INFORMATION SHOWN:
* * * * * * *

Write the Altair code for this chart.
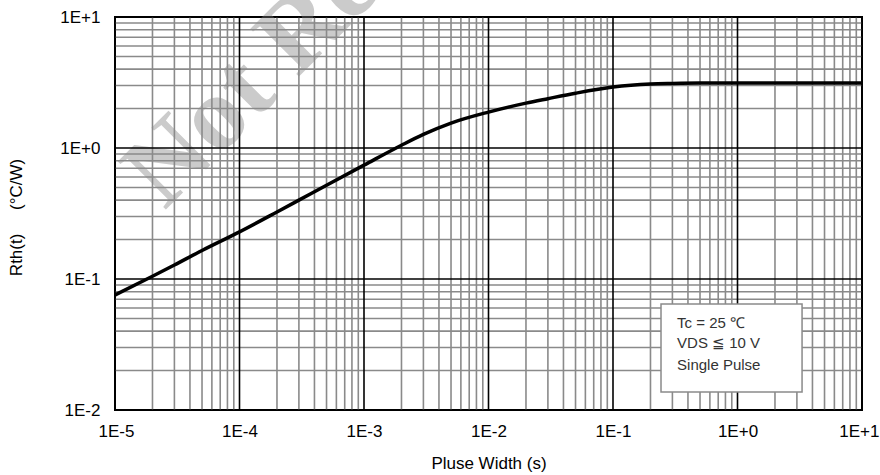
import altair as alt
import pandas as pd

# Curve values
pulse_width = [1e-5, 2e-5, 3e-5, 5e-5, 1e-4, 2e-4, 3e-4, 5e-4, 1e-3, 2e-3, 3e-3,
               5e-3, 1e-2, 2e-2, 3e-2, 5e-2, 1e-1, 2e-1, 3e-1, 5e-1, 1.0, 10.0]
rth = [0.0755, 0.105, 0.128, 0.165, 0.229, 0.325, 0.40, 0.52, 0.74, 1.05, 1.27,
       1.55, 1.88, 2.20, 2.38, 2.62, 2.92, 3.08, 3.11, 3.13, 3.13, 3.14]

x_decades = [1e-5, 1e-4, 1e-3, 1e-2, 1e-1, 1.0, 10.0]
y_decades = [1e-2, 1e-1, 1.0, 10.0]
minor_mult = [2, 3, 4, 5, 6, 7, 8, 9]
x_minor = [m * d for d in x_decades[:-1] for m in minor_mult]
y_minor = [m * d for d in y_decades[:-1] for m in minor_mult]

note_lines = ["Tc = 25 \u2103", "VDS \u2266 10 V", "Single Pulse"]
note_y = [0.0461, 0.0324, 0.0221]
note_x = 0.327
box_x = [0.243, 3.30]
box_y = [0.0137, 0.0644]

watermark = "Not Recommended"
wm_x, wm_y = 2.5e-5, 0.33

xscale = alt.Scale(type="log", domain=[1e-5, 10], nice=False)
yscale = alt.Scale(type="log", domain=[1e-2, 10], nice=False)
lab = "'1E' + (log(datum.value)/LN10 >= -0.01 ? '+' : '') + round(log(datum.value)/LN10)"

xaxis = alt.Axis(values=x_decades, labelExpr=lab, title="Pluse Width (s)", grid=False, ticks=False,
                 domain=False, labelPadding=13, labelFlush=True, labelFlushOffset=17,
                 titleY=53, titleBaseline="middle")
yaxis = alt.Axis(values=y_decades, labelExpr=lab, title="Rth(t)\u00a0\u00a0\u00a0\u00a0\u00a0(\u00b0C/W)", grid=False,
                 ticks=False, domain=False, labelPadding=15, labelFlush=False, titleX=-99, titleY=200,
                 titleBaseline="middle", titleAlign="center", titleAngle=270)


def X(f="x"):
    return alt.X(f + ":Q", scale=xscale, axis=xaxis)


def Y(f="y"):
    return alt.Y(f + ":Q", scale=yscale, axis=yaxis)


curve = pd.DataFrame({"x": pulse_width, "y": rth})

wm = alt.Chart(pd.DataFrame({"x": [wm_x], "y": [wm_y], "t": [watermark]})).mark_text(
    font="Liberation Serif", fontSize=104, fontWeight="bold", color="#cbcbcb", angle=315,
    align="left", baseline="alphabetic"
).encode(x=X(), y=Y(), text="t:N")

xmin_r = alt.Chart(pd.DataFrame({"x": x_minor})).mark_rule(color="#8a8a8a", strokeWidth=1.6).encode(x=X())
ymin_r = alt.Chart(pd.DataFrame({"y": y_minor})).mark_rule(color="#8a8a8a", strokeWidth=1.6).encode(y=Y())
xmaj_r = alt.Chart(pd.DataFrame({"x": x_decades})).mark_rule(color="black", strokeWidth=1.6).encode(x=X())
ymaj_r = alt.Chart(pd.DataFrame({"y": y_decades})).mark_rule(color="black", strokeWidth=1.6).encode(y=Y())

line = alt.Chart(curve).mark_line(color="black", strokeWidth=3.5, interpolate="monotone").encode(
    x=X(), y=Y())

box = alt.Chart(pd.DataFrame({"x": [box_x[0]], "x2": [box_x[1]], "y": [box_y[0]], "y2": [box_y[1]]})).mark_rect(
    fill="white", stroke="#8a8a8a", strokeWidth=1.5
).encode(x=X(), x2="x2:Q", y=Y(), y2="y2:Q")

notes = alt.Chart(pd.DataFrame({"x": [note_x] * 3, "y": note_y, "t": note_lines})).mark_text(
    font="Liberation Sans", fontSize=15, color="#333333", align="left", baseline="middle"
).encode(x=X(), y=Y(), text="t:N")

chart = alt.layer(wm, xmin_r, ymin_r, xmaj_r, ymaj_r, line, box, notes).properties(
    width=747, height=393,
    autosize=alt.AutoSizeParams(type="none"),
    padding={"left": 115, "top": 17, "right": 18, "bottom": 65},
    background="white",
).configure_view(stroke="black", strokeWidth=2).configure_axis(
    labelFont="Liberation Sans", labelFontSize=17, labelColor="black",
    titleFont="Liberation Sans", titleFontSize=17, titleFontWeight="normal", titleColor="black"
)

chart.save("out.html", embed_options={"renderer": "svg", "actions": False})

* * * * * * *

Leave out the pictures and restate everything else word for word.

Write the Altair code for this chart.
import altair as alt
import pandas as pd

# Curve values
pulse_width = [1e-5, 2e-5, 3e-5, 5e-5, 1e-4, 2e-4, 3e-4, 5e-4, 1e-3, 2e-3, 3e-3,
               5e-3, 1e-2, 2e-2, 3e-2, 5e-2, 1e-1, 2e-1, 3e-1, 5e-1, 1.0, 10.0]
rth = [0.0755, 0.105, 0.128, 0.165, 0.229, 0.325, 0.40, 0.52, 0.74, 1.05, 1.27,
       1.55, 1.88, 2.20, 2.38, 2.62, 2.92, 3.08, 3.11, 3.13, 3.13, 3.14]

x_decades = [1e-5, 1e-4, 1e-3, 1e-2, 1e-1, 1.0, 10.0]
y_decades = [1e-2, 1e-1, 1.0, 10.0]
minor_mult = [2, 3, 4, 5, 6, 7, 8, 9]
x_minor = [m * d for d in x_decades[:-1] for m in minor_mult]
y_minor = [m * d for d in y_decades[:-1] for m in minor_mult]

note_lines = ["Tc = 25 \u2103", "VDS \u2266 10 V", "Single Pulse"]
note_y = [0.0461, 0.0324, 0.0221]
note_x = 0.327
box_x = [0.243, 3.30]
box_y = [0.0137, 0.0644]

watermark = "Not Recommended"
wm_x, wm_y = 2.5e-5, 0.33

xscale = alt.Scale(type="log", domain=[1e-5, 10], nice=False)
yscale = alt.Scale(type="log", domain=[1e-2, 10], nice=False)
lab = "'1E' + (log(datum.value)/LN10 >= -0.01 ? '+' : '') + round(log(datum.value)/LN10)"

xaxis = alt.Axis(values=x_decades, labelExpr=lab, title="Pluse Width (s)", grid=False, ticks=False,
                 domain=False, labelPadding=13, labelFlush=True, labelFlushOffset=17,
                 titleY=53, titleBaseline="middle")
yaxis = alt.Axis(values=y_decades, labelExpr=lab, title="Rth(t)\u00a0\u00a0\u00a0\u00a0\u00a0(\u00b0C/W)", grid=False,
                 ticks=False, domain=False, labelPadding=15, labelFlush=False, titleX=-99, titleY=200,
                 titleBaseline="middle", titleAlign="center", titleAngle=270)


def X(f="x"):
    return alt.X(f + ":Q", scale=xscale, axis=xaxis)


def Y(f="y"):
    return alt.Y(f + ":Q", scale=yscale, axis=yaxis)


curve = pd.DataFrame({"x": pulse_width, "y": rth})

wm = alt.Chart(pd.DataFrame({"x": [wm_x], "y": [wm_y], "t": [watermark]})).mark_text(
    font="Liberation Serif", fontSize=104, fontWeight="bold", color="#cbcbcb", angle=315,
    align="left", baseline="alphabetic"
).encode(x=X(), y=Y(), text="t:N")

xmin_r = alt.Chart(pd.DataFrame({"x": x_minor})).mark_rule(color="#8a8a8a", strokeWidth=1.6).encode(x=X())
ymin_r = alt.Chart(pd.DataFrame({"y": y_minor})).mark_rule(color="#8a8a8a", strokeWidth=1.6).encode(y=Y())
xmaj_r = alt.Chart(pd.DataFrame({"x": x_decades})).mark_rule(color="black", strokeWidth=1.6).encode(x=X())
ymaj_r = alt.Chart(pd.DataFrame({"y": y_decades})).mark_rule(color="black", strokeWidth=1.6).encode(y=Y())

line = alt.Chart(curve).mark_line(color="black", strokeWidth=3.5, interpolate="monotone").encode(
    x=X(), y=Y())

box = alt.Chart(pd.DataFrame({"x": [box_x[0]], "x2": [box_x[1]], "y": [box_y[0]], "y2": [box_y[1]]})).mark_rect(
    fill="white", stroke="#8a8a8a", strokeWidth=1.5
).encode(x=X(), x2="x2:Q", y=Y(), y2="y2:Q")

notes = alt.Chart(pd.DataFrame({"x": [note_x] * 3, "y": note_y, "t": note_lines})).mark_text(
    font="Liberation Sans", fontSize=15, color="#333333", align="left", baseline="middle"
).encode(x=X(), y=Y(), text="t:N")

chart = alt.layer(wm, xmin_r, ymin_r, xmaj_r, ymaj_r, line, box, notes).properties(
    width=747, height=393,
    autosize=alt.AutoSizeParams(type="none"),
    padding={"left": 115, "top": 17, "right": 18, "bottom": 65},
    background="white",
).configure_view(stroke="black", strokeWidth=2).configure_axis(
    labelFont="Liberation Sans", labelFontSize=17, labelColor="black",
    titleFont="Liberation Sans", titleFontSize=17, titleFontWeight="normal", titleColor="black"
)

chart.save("out.html", embed_options={"renderer": "svg", "actions": False})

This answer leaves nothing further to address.